Powerful album reignites the pronoun debate
RAE SPOON with ROUGE and DJS SIGOURNEY BEAVER, JOHNSTON NEWFIELD and KALEB ROBERTSON at the Gladstone Ballroom (1214 Queen West), Friday (January 27), doors 10 pm. $10-$15. 416-531-4635. See listing.
You could say that Rae Spoon’s year began with a battle.
In reaction to Xtra’s refusal to refer to transgendered comic artist Elisha Lim as Lim’s preferred “they” in an article and because Xtra editor Danny Glenwright used trans woman Lexi Sanfino’s legal name on his Facebook page, Spoon wrote a lengthy, personal, articulate Tumblr post entitled Instead Of An Interview With Xtra.
The Montreal-based transgendered electronic pop maker, who also prefers the plural pronoun, even gave up a cover on Capital Xtra after Xtra refused to issue an apology.
“I recognize that the pronoun thing is a challenge, especially grammatically,” says Spoon over sparkling water at the Gladstone. “That’s why I didn’t come out till now. I don’t hate being called ‘he’ but I do prefer ‘they.’ Also, after years of fighting to be called ‘he,’ the idea of coming out again made me tired.
“But now I feel kind of rejuvenated, ready to fight on some more. I think the ‘they’ pronoun is a pretty cool thing. It’s letting a lot of people not have to identify as a man or a woman. Whatever it means to them.”
Spoon speaks fast and laughs easily, and grows animated when we move on to the main topic at hand: their impressive new album, I Can’t Keep All Of Our Secrets (Saved By Radio). It’s a moving work propelled by Spoon’s high, endearing voice, affecting melodies and icy programmed beats and synths.
Written for a friend who died five years ago, it’s anchored by grief’s myriad shades yet never becomes heavy or dramatic. That Spoon has only recently processed the loss is something they credit partially to their gruelling tour schedule, which has included up to 250 shows a year.
“On the road, you don’t have room to feel all your feelings all the time. And when something terrible or dramatic happens, I don’t think that in the moment a person can afford to totally connect with it. You just get these tiny pieces of it sandwiched by not feeling anything at all.

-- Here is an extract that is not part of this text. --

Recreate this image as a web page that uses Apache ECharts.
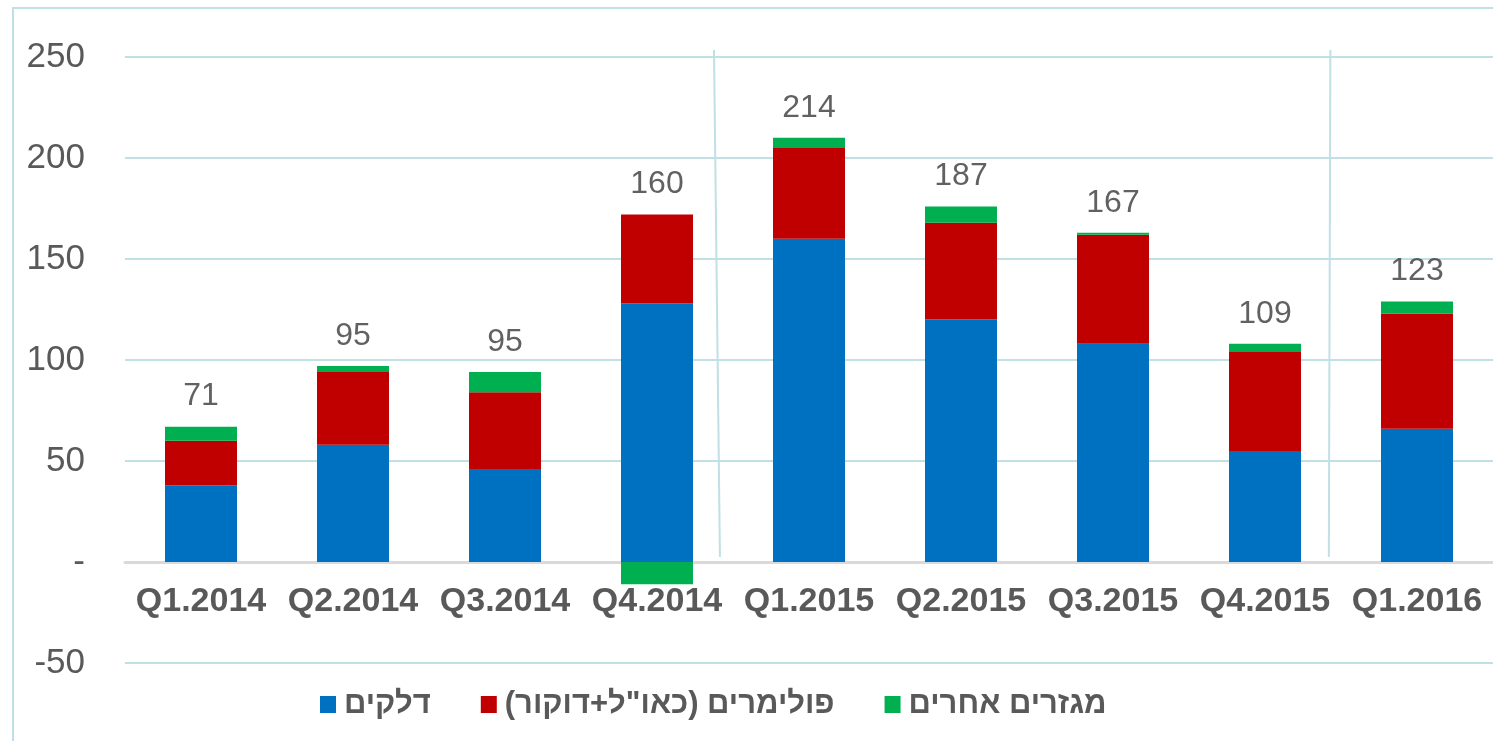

“I’ve never done an album that’s so honest about its sources. I also wrote a book of short stories about growing up in Alberta” – out via Arsenal Pulp Press this fall – “so I guess I’m in a confessional period. But I hope anyone hearing the songs will find something in them. When you’re making art, it’s yours while you’re making it, and then when you’re done it’s not any more. So I’m done. I’ve had my time with it.”